▶ DIRECTIONS: Retype every line from the top of the entries down to the one with "const yTicks = [0, 50000, 100000, 150000, 200000, 250000];", both included, and skip the pictures.
— Start of RECORDED DATA —
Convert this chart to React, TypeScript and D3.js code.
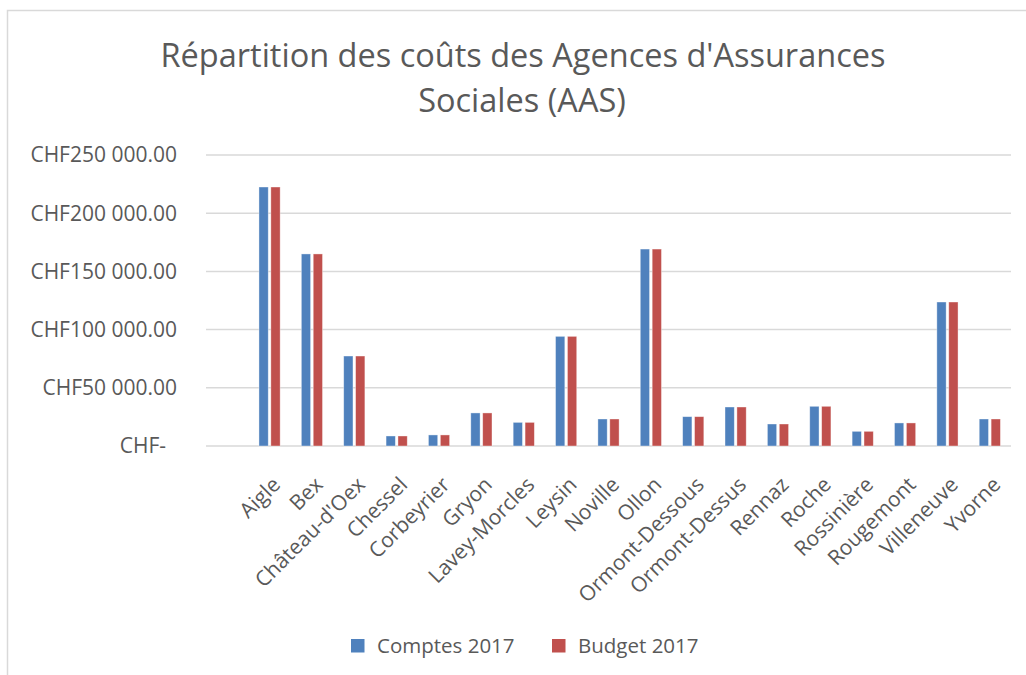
import React, { useEffect, useRef } from "react";
import * as d3 from "d3";

// Communes (the source sheet starts with one blank row, kept as "")
const communes = [
  "",
  "Aigle",
  "Bex",
  "Château-d'Oex",
  "Chessel",
  "Corbeyrier",
  "Gryon",
  "Lavey-Morcles",
  "Leysin",
  "Noville",
  "Ollon",
  "Ormont-Dessous",
  "Ormont-Dessus",
  "Rennaz",
  "Roche",
  "Rossinière",
  "Rougemont",
  "Villeneuve",
  "Yvorne",
];

// CHF
const comptes2017 = [
  null, 222500, 165000, 77300, 8600, 9500, 28400, 20300, 94200, 23200,
  169200, 25200, 33500, 18900, 34100, 12600, 19800, 123700, 23200,
];
const budget2017 = [
  null, 222500, 165000, 77300, 8600, 9500, 28400, 20300, 94200, 23200,
  169200, 25200, 33500, 18900, 34100, 12600, 19800, 123700, 23200,
];

const seriesNames = ["Comptes 2017", "Budget 2017"];
const seriesColors = ["#4F81BD", "#C0504D"];
const yTicks = [0, 50000, 100000, 150000, 200000, 250000];

const FONT = "'Open Sans', 'Noto Sans', sans-serif";
const TEXT = "#595959";

const formatChf = (v: number) => {
  if (v === 0) return "CHF-";
  const s = d3.format(",.2f")(v).replace(/,/g, " ");
  return "CHF" + s;
};

const App = () => {
  const svgRef = useRef<SVGSVGElement>(null);

  useEffect(() => {
    const svg = d3.select(svgRef.current);
    svg.selectAll("*").remove();

    const width = 1026;
    const height = 675;
    const plot = { left: 206, right: 1011, top: 155, bottom: 446 };

    // chart frame
    svg
      .append("rect")
      .attr("x", 7.5)
      .attr("y", 10.5)
      .attr("width", width + 20)
      .attr("height", height + 20)
      .attr("fill", "#fff")
      .attr("stroke", "#d9d9d9")
      .attr("stroke-width", 1.5);

    // title
    const title = svg
      .append("text")
      .attr("text-anchor", "middle")
      .attr("fill", TEXT)
      .style("font-family", FONT)
      .style("font-size", "32.5px");
    title.append("tspan").attr("x", 523).attr("y", 67).text("Répartition des coûts des Agences d'Assurances");
    title.append("tspan").attr("x", 522).attr("y", 112).text("Sociales (AAS)");

    const x0 = d3
      .scaleBand()
      .domain(communes.map((d, i) => String(i)))
      .range([plot.left, plot.right])
      .paddingInner(0.5)
      .paddingOuter(0.25);

    const x1 = d3
      .scaleBand()
      .domain(seriesNames)
      .range([0, x0.bandwidth()])
      .paddingInner(0.22);

    const y = d3.scaleLinear().domain([0, 250000]).range([plot.bottom, plot.top]);

    // gridlines
    svg
      .append("g")
      .selectAll("line")
      .data(yTicks)
      .enter()
      .append("line")
      .attr("x1", plot.left)
      .attr("x2", plot.right)
      .attr("y1", (d) => y(d))
      .attr("y2", (d) => y(d))
      .attr("stroke", "#d9d9d9")
      .attr("stroke-width", 1.5);

    // y labels
    svg
      .append("g")
      .selectAll("text")
      .data(yTicks)
      .enter()
      .append("text")
      .attr("x", (d) => (d === 0 ? 166 : 177))
      .attr("y", (d) => y(d))
      .attr("dy", "0.35em")
      .attr("text-anchor", "end")
      .attr("fill", TEXT)
      .style("font-family", FONT)
      .style("font-size", "21px")
      .text((d) => formatChf(d));

    // bars
    const seriesValues = [comptes2017, budget2017];
    const groups = svg
      .append("g")
      .selectAll("g")
      .data(communes)
      .enter()
      .append("g")
      .attr("transform", (d, i) => `translate(${x0(String(i))},0)`);

    groups
      .selectAll("rect")
      .data((d, i) => seriesNames.map((s, k) => ({ s, k, v: seriesValues[k][i] })))
      .enter()
      .filter((d) => d.v != null)
      .append("rect")
      .attr("x", (d) => x1(d.s)!)
      .attr("width", x1.bandwidth())
      .attr("y", (d) => y(d.v as number))
      .attr("height", (d) => plot.bottom - y(d.v as number))
      .attr("fill", (d) => seriesColors[d.k])
      .attr("stroke", "#ffffff")
      .attr("stroke-opacity", 0.5)
      .attr("stroke-width", 0.75);

    // x labels
    svg
      .append("g")
      .selectAll("text")
      .data(communes)
      .enter()
      .append("text")
      .attr(
        "transform",
        (d, i) => `translate(${x0(String(i))! + x0.bandwidth() / 2 + 12},${plot.bottom + 40}) rotate(-45)`
      )
      .attr("text-anchor", "end")
      .attr("fill", TEXT)
      .style("font-family", FONT)
      .style("font-size", "21px")
      .text((d) => d);

    // legend
    const legendX = [351, 552];
    const legend = svg
      .append("g")
      .selectAll("g")
      .data(seriesNames)
      .enter()
      .append("g")
      .attr("transform", (d, i) => `translate(${legendX[i]},639)`);
    legend
      .append("rect")
      .attr("width", 13.5)
      .attr("height", 13.5)
      .attr("fill", (d, i) => seriesColors[i]);
    legend
      .append("text")
      .attr("x", 26)
      .attr("y", 7)
      .attr("dy", "0.35em")
      .attr("fill", TEXT)
      .style("font-family", FONT)
      .style("font-size", "20.5px")
      .text((d) => d);
  }, []);

  return (
    <div style={{ position: "absolute", left: 0, top: 0 }}>
      <svg ref={svgRef} width={1026} height={675} style={{ display: "block" }} />
    </div>
  );
};

export default App;
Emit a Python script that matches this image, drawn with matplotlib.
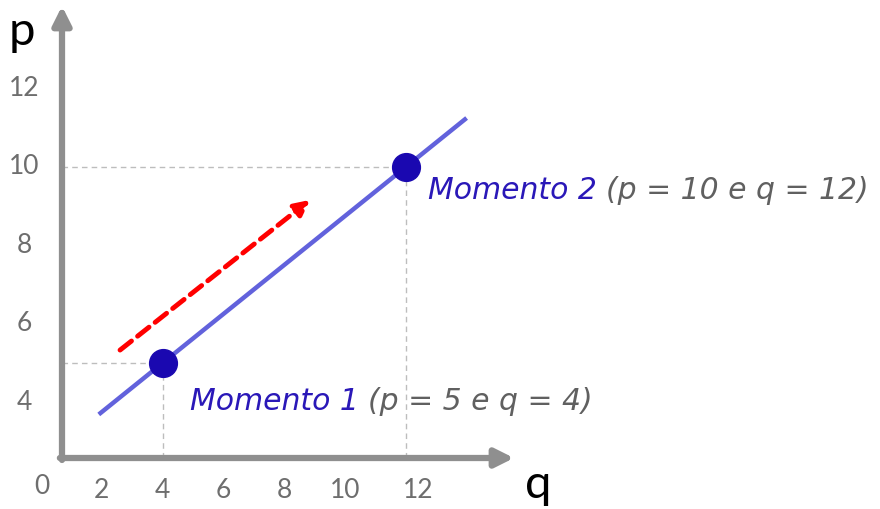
import matplotlib
matplotlib.use("Agg")
import matplotlib.pyplot as plt

# data
q_points = [4, 12]
p_points = [5, 10]
line_q = [1.9, 14.0]
line_p = [2.5 + 0.625 * v for v in line_q]
arrow_start = (2.6, 5.33)
arrow_end = (8.85, 9.16)
x_ticks = [2, 4, 6, 8, 10, 12]
y_ticks = [4, 6, 8, 10, 12]
labels_main = ["Momento 1", "Momento 2"]
labels_sub = ["(p = 5 e q = 4)", "(p = 10 e q = 12)"]

W, H = 880, 509
fig = plt.figure(figsize=(W / 100, H / 100), dpi=100)
ax = fig.add_axes([0, 0, 1, 1])
sx, ox = 30.4, 41
sy, oy = 39.2, 559
ax.set_xlim(-ox / sx, (W - ox) / sx)
ax.set_ylim((oy - H) / sy, oy / sy)
ax.axis("off")

x0 = (62 - ox) / sx
y0 = (oy - 458) / sy
axis_col = "#8f8f8f"
# axes arrows
ax.annotate("", xy=(x0, (oy - 6) / sy), xytext=(x0, y0 - 0.05),
            arrowprops=dict(arrowstyle="-|>,head_length=1.1,head_width=0.55",
                            color=axis_col, lw=4.5, shrinkA=0, shrinkB=0))
ax.annotate("", xy=((514 - ox) / sx, y0), xytext=(x0 - 0.07, y0),
            arrowprops=dict(arrowstyle="-|>,head_length=1.1,head_width=0.55",
                            color=axis_col, lw=4.5, shrinkA=0, shrinkB=0))

# guide lines
for qv, pv in zip(q_points, p_points):
    ax.plot([x0, qv], [pv, pv], ls=(0, (4, 3)), color="#bdbdbd", lw=1.0, zorder=1)
    ax.plot([qv, qv], [y0, pv], ls=(0, (4, 3)), color="#bdbdbd", lw=1.0, zorder=1)

# main line
ax.plot(line_q, line_p, color="#6262dc", lw=3.2, solid_capstyle="butt", zorder=2)
ax.plot(q_points, p_points, "o", color="#1a08b0", markersize=20, zorder=3)

# red arrow
ax.annotate("", xy=arrow_end, xytext=arrow_start,
            arrowprops=dict(arrowstyle="-|>,head_length=0.9,head_width=0.45",
                            color="red", lw=3.5, ls=(0, (3, 1.6)),
                            shrinkA=0, shrinkB=0))

# tick labels
tick_col = "#6e6e6e"
for v in y_ticks:
    ax.text(-0.55, v, str(v), ha="center", va="center", fontsize=19,
            family="Lato", color=tick_col)
for v in x_ticks:
    xv = v + (0.4 if v == 12 else 0)
    ax.text(xv, 1.74, str(v), ha="center", va="center", fontsize=19,
            family="Lato", color=tick_col)
ax.text(0.03, 1.84, "0", ha="center", va="center", fontsize=19,
        family="Lato", color=tick_col)
ax.text(-0.63, 13.45, "p", ha="center", va="center", fontsize=34,
        family="Lato", color="black")
ax.text(16.35, 1.9, "q", ha="center", va="center", fontsize=34,
        family="Lato", color="black")

# annotations
pos = [((190 - ox) / sx, (oy - 410) / sy), ((428 - ox) / sx, (oy - 199) / sy)]
for (tx, ty), m, s in zip(pos, labels_main, labels_sub):
    t = ax.text(tx, ty, m + " ", ha="left", va="baseline", fontsize=21.5,
                style="italic", family="DejaVu Sans", color="#2a18b8")
    fig.canvas.draw()
    bb = t.get_window_extent()
    xe = ax.transData.inverted().transform((bb.x1, 0))[0]
    ax.text(xe, ty, s, ha="left", va="baseline", fontsize=21.5,
            style="italic", family="DejaVu Sans", color="#606060")

fig.savefig("out.png", dpi=100)
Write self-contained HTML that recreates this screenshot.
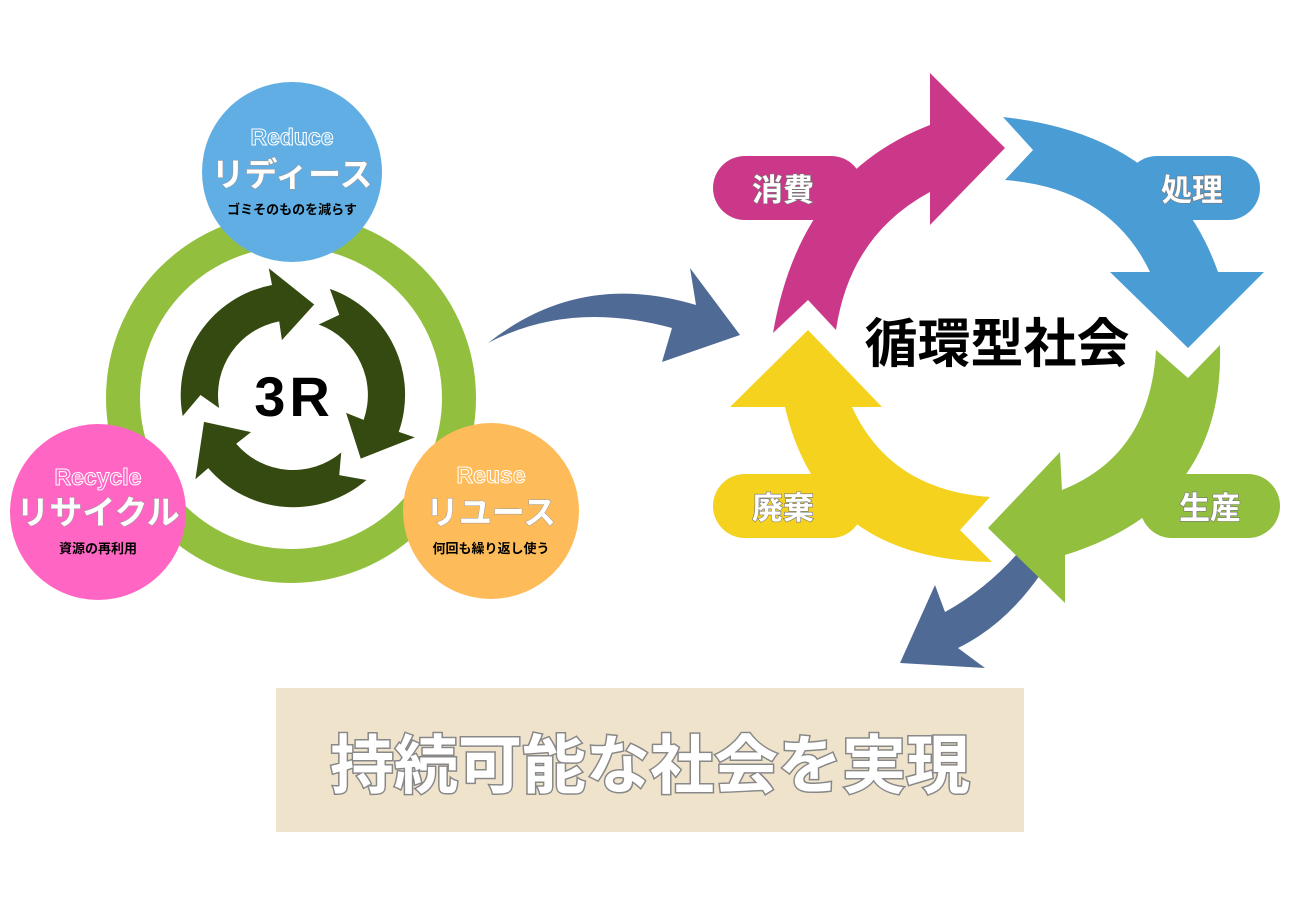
<!DOCTYPE html>
<html><head><meta charset="utf-8"><style>
html,body{margin:0;padding:0;background:#fff;}
svg{display:block;}
text{font-family:"Liberation Sans","Noto Sans CJK JP",sans-serif;font-weight:bold;}
</style></head><body>
<svg width="1300" height="900" viewBox="0 0 1300 900" xmlns="http://www.w3.org/2000/svg">
<circle cx="291" cy="398" r="168" fill="none" stroke="#93bf3e" stroke-width="34"/>
<g fill="#344a10">
<path d="M182.7,416.1 A112,112 0 0 1 272.0,285.0 L268.8,268.3 L314.2,304.5 L281.9,340.1 L279.2,321.4 A75,75 0 0 0 219.1,408.0 L200.5,395 Z"/>
<path transform="rotate(120 293 395)" d="M182.7,416.1 A112,112 0 0 1 272.0,285.0 L268.8,268.3 L314.2,304.5 L281.9,340.1 L279.2,321.4 A75,75 0 0 0 219.1,408.0 L200.5,395 Z"/>
<path transform="rotate(240 293 395)" d="M182.7,416.1 A112,112 0 0 1 272.0,285.0 L268.8,268.3 L314.2,304.5 L281.9,340.1 L279.2,321.4 A75,75 0 0 0 219.1,408.0 L200.5,395 Z"/>
</g>
<text x="294" y="416" font-size="56" text-anchor="middle" fill="#000" letter-spacing="4">3R</text>
<circle cx="292" cy="172" r="90" fill="#60aee3"/>
<circle cx="98" cy="512" r="88" fill="#ff66c4"/>
<circle cx="491" cy="511" r="88" fill="#fdbb5a"/>
<g text-anchor="middle">
<text x="292" y="145" font-size="23" fill="none" stroke="#fff" stroke-width="1" font-weight="normal">Reduce</text>
<text x="292" y="186" font-size="33" fill="#fff" stroke="#999" stroke-width="1" paint-order="stroke">リディース</text>
<text x="292" y="214" font-size="13" fill="#000">ゴミそのものを減らす</text>
<text x="98" y="485" font-size="23" fill="none" stroke="#fff" stroke-width="1" font-weight="normal">Recycle</text>
<text x="98" y="524" font-size="33" fill="#fff" stroke="#999" stroke-width="1" paint-order="stroke">リサイクル</text>
<text x="98" y="553" font-size="13" fill="#000">資源の再利用</text>
<text x="491" y="483" font-size="23" fill="none" stroke="#fff" stroke-width="1" font-weight="normal">Reuse</text>
<text x="491" y="524" font-size="33" fill="#fff" stroke="#999" stroke-width="1" paint-order="stroke">リユース</text>
<text x="491" y="553" font-size="13" fill="#000">何回も繰り返し使う</text>
</g>
<path d="M488,343 Q580,270 696,305 L690,268 L740,335 L662,362 L672,328 Q570,300 488,343 Z" fill="#506a96"/>
<path d="M1018,553 L1040,575 Q1005,625 958,648 L985,668 L900,663 L935,585 L945,612 Q985,590 1018,553 Z" fill="#506a96"/>
<rect x="713" y="156" width="150" height="64" rx="32" fill="#cb3889"/>
<rect x="1125" y="156" width="135" height="64" rx="32" fill="#4a9cd5"/>
<rect x="713" y="474" width="150" height="64" rx="32" fill="#f4d21e"/>
<rect x="1140" y="474" width="140" height="64" rx="32" fill="#93bf3e"/>
<path fill="#cb3889" d="M773,333 L808,300 L836,330 Q850,235 930,192 L930,225 L1005,148 L930,73 L930,125 Q800,175 773,333 Z"/>
<path fill="#4a9cd5" d="M1003,117 L1033,150 L1005,180 Q1110,188 1150,272 L1110,272 L1188,348 L1264,272 L1218,272 Q1170,135 1003,117 Z"/>
<path fill="#93bf3e" d="M1156,350 L1188,378 L1220,345 Q1225,505 1065,555 L1065,603 L988,528 L1060,452 L1062,490 Q1150,455 1156,350 Z"/>
<path fill="#f4d21e" d="M990,497 L960,530 L992,562 Q820,560 785,407 L730,407 L808,330 L882,407 L852,407 Q890,490 990,497 Z"/>
<g text-anchor="middle" font-size="31" fill="#fff" stroke="#777" stroke-width="1.2" paint-order="stroke">
<text x="783" y="201">消費</text>
<text x="1192" y="201">処理</text>
<text x="783" y="519">廃棄</text>
<text x="1210" y="519">生産</text>
</g>
<text x="997" y="362" font-size="53" text-anchor="middle" fill="#000">循環型社会</text>
<rect x="276" y="688" width="748" height="144" fill="#efe3cc"/>
<text x="650" y="788" font-size="64" text-anchor="middle" fill="#fff" stroke="#888" stroke-width="3" paint-order="stroke">持続可能な社会を実現</text>
</svg>
</body></html>
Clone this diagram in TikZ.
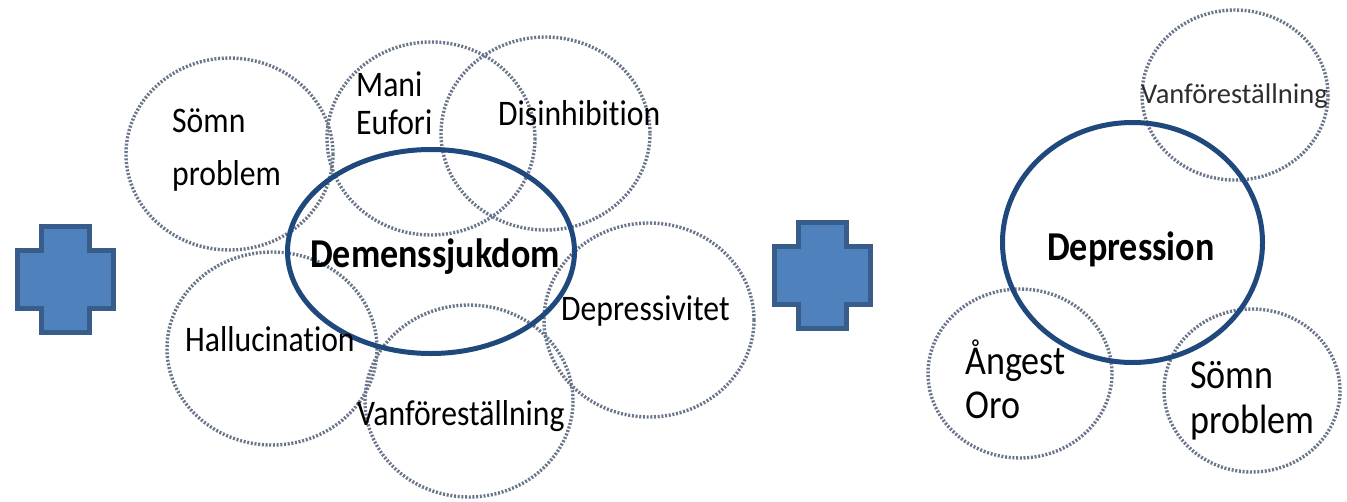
\documentclass[tikz,border=0pt]{standalone}
\usepackage{fontspec}
\setmainfont{Carlito}[FakeStretch=0.88, Ligatures={TeX,NoCommon}]
\newfontfamily\widefont{Carlito}[Ligatures={TeX,NoCommon}]
\begin{document}
\begin{tikzpicture}[x=1pt,y=-1pt,
  dotring/.style={draw={rgb,255:red,105;green,117;blue,138}, line width=3.4pt,
    dash pattern=on 2pt off 1.7pt},
  mainring/.style={draw={rgb,255:red,31;green,73;blue,125}, line width=5pt},
  lbl/.style={anchor=base west, inner sep=0pt, font=\fontsize{36}{40}\selectfont},
  biglbl/.style={anchor=base west, inner sep=0pt, font=\fontsize{41}{46}\selectfont},
  boldlbl/.style={anchor=base west, inner sep=0pt, font=\fontsize{41}{46}\selectfont\bfseries},
  crossmark/.pic={
    \draw[fill={rgb,255:red,79;green,129;blue,189}, draw={rgb,255:red,56;green,93;blue,138},
      line width=5pt, miter limit=10]
      (-24,-53) -- (24,-53) -- (24,-29) -- (48,-29) -- (48,29) -- (24,29)
      -- (24,53) -- (-24,53) -- (-24,29) -- (-48,29) -- (-48,-29) -- (-24,-29) -- cycle;
  }]
\useasboundingbox (0,0) rectangle (1347,501);

% symptom rings around the dementia core
\draw[dotring] (229.5,154) ellipse [x radius=103.5, y radius=96];
\draw[dotring] (431,138.5) ellipse [x radius=104, y radius=96.5];
\draw[dotring] (545.5,133.5) ellipse [x radius=104.5, y radius=96.5];
\draw[dotring] (272,348.5) ellipse [x radius=105, y radius=96.5];
\draw[dotring] (469,401) ellipse [x radius=104, y radius=96];
\draw[dotring] (649,320) ellipse [x radius=105, y radius=97];
\draw[mainring] (431,251.5) ellipse [x radius=143.5, y radius=102];

% symptom rings around depression
\draw[dotring] (1235,95) ellipse [x radius=93, y radius=85];
\draw[dotring] (1020,373.5) ellipse [x radius=92, y radius=84.5];
\draw[dotring] (1252,390.5) ellipse [x radius=88, y radius=81.5];
\draw[mainring] (1132.5,242.5) ellipse [x radius=130, y radius=120];

% plus signs
\pic at (65.5,279.5) {crossmark};
\pic at (822.5,275.5) {crossmark};

% labels, left group
\node[lbl] (somn1) at (172,132) {Sömn};
\node[lbl] (somn2) at (172,185) {problem};
\node[lbl] (mani1) at (356,96) {Mani};
\node[lbl] (mani2) at (356,134) {Eufori};
\node[lbl] (disinh) at (498,125) {Disinhibition};
\node[boldlbl] (demens) at (310,267) {Demenssjukdom};
\node[lbl] (halluc) at (185,351) {Hallucination};
\node[lbl] (deprv) at (561,320) {Depressivitet};
\node[lbl] (vanf1) at (357,425) {Vanföreställning};

% labels, right group
\node[boldlbl] (depr) at (1047,260) {Depression};
\node[anchor=base west, inner sep=0pt, text={rgb,255:red,45;green,45;blue,45},
  font=\widefont\fontsize{28.5}{32}\selectfont] (vanf2) at (1141,103) {Vanföreställning};
\node[biglbl] (angest1) at (965,374) {Ångest};
\node[biglbl] (angest2) at (965,418) {Oro};
\node[biglbl] (somnr1) at (1190,388) {Sömn};
\node[biglbl] (somnr2) at (1190,433) {problem};
\end{tikzpicture}
\end{document}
— End of RECORDED DATA —
▶ ANSWER TO THIS TASK:
Convert this chart to React, TypeScript and D3.js code.
import React, { useEffect, useRef } from "react";
import * as d3 from "d3";

// Communes (the source sheet starts with one blank row, kept as "")
const communes = [
  "",
  "Aigle",
  "Bex",
  "Château-d'Oex",
  "Chessel",
  "Corbeyrier",
  "Gryon",
  "Lavey-Morcles",
  "Leysin",
  "Noville",
  "Ollon",
  "Ormont-Dessous",
  "Ormont-Dessus",
  "Rennaz",
  "Roche",
  "Rossinière",
  "Rougemont",
  "Villeneuve",
  "Yvorne",
];

// CHF
const comptes2017 = [
  null, 222500, 165000, 77300, 8600, 9500, 28400, 20300, 94200, 23200,
  169200, 25200, 33500, 18900, 34100, 12600, 19800, 123700, 23200,
];
const budget2017 = [
  null, 222500, 165000, 77300, 8600, 9500, 28400, 20300, 94200, 23200,
  169200, 25200, 33500, 18900, 34100, 12600, 19800, 123700, 23200,
];

const seriesNames = ["Comptes 2017", "Budget 2017"];
const seriesColors = ["#4F81BD", "#C0504D"];
const yTicks = [0, 50000, 100000, 150000, 200000, 250000];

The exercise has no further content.